The technology editor for media outlet Breitbart wrote a scathing review of Ghostbusters, in which he critiqued Leslie Jones’ performance in the movie and called her ‘spectacularly unappealing’.
He later posted a photo of Jones and tweeted: ‘At least Ghostbusters has a hot black guy in it.’
As criticism of the review went viral, he attacked the cast in another tweet for being ‘fat and ugly.’
Jones subsequently received a deluge of racist tweets from supporters of Yiannopoulous and has since decided to leave the social media platform.
Yiannopoulous, who has called himself ‘the most fabulous super villain on the internet’, saw his Twitter account permanently suspended as a result of the furor.
Writing on Brietbart, he called the suspension ‘cowardly’ and evidence that the social media platform was a ‘no-go zone for conservatives’.
In an interview with reporter Alison Kosik, Yiannopoulous said he stood by all his original comments.
On his exchange with Jones, he says: ‘I cracked some jokes, I was mean and bitchy, like I always am, and if I crack a few jokes at a Hollywood megastar’s expense, so what?’
He said he stood by his tweet calling the female cast of the film ‘fat and ugly, ugly, ugly, fat.’
‘We’ve started top marginalize traditional beauty standards,’ he said by way of defense. ‘Now what we’re expected to do is celebrate body positivity and that it’s OK to abuse their bodies, to run the risk of horrible diseases and awful chronic conditions and to die sooner. That’s horrible.
‘What I’m trying to do is draw attention to a critique of what’s happening in mainstream beauty culture, and that comes from compassion about what the messages [are] we’re sending to young girls.’
Asked by Kosik if calling the cast ‘fat and ugly’ was ‘compassionate’, he says, ‘The piece comes from compassion. This is just a little bitchy tweet – who cares?’

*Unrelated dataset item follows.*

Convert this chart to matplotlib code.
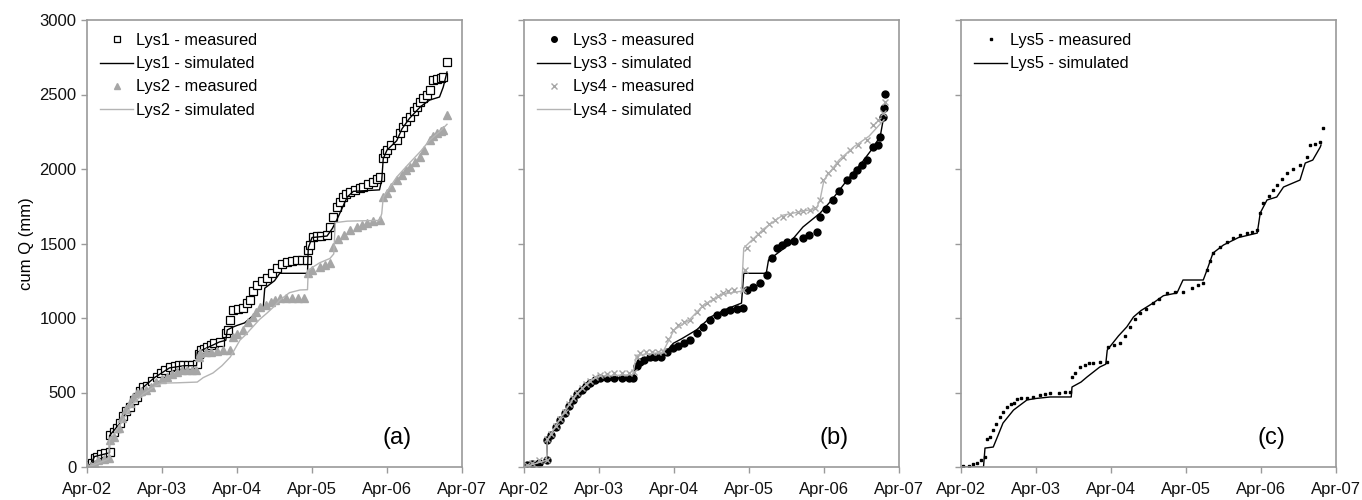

Yiannopoulous concedes that some of the tweets Jones subsequently received were ‘horrible’ but it’s not his business to police Twitter users everywhere.
‘I’m not going to endorse anything horrible … some of things said to her were disgusting, but I’m not in the business of language policing other people. I’m only responsible for what I say, and the things you have presented to me, I’m perfectly happy, I’d say them again tomorrow.’
Asked what he might say to Jones if he had the chance to sit with her, an unrepentant Yiannopoulous said, ‘I would say to her, “You are the star of a Hollywood blockbuster: what are you doing sitting at home on your iPhone getting upset about idiots posting nonsense stuff on the internet.” That’s insane to me.’
‘The trolls are often not the bad guys. Often the trolls are the only ones telling the truth’
Kosik then brings up a previous op-ed Yiannopoulous penned in 2012 in which he said that if people cannot treat one another with respect and dignity and consideration, a bolder form of online censure may be needed.
‘I think it’s fair to say that my feelings have evolved on that subject,’ responds Yiannopoulous.
‘After four years of being on Twitter and being on Facebook and watching how these companies operate, but also realizing that the trolls are often not the bad guys. Often the trolls are the only ones telling the truth.’
Challenged as to whether he would like to offer any sort of apology for the tweets his followers posted, he says, ‘Absolutely not.’
‘My purpose is to lob bombs. My purpose is to be a fire starter. In an outrage culture, I think the appropriate response is to be outrageous because what I want to do is smash political correctness.’
Asked how he feels about the number of people he offended with his tweets he laughs and says, ‘Good.
‘If I offended you, good, that’s me performing my function, and you should grow a thicker skin and grow up.
‘So long as there is a politics in this country where people can turn victimhood and grievance into currency, I will continue to be as offensive as possible.’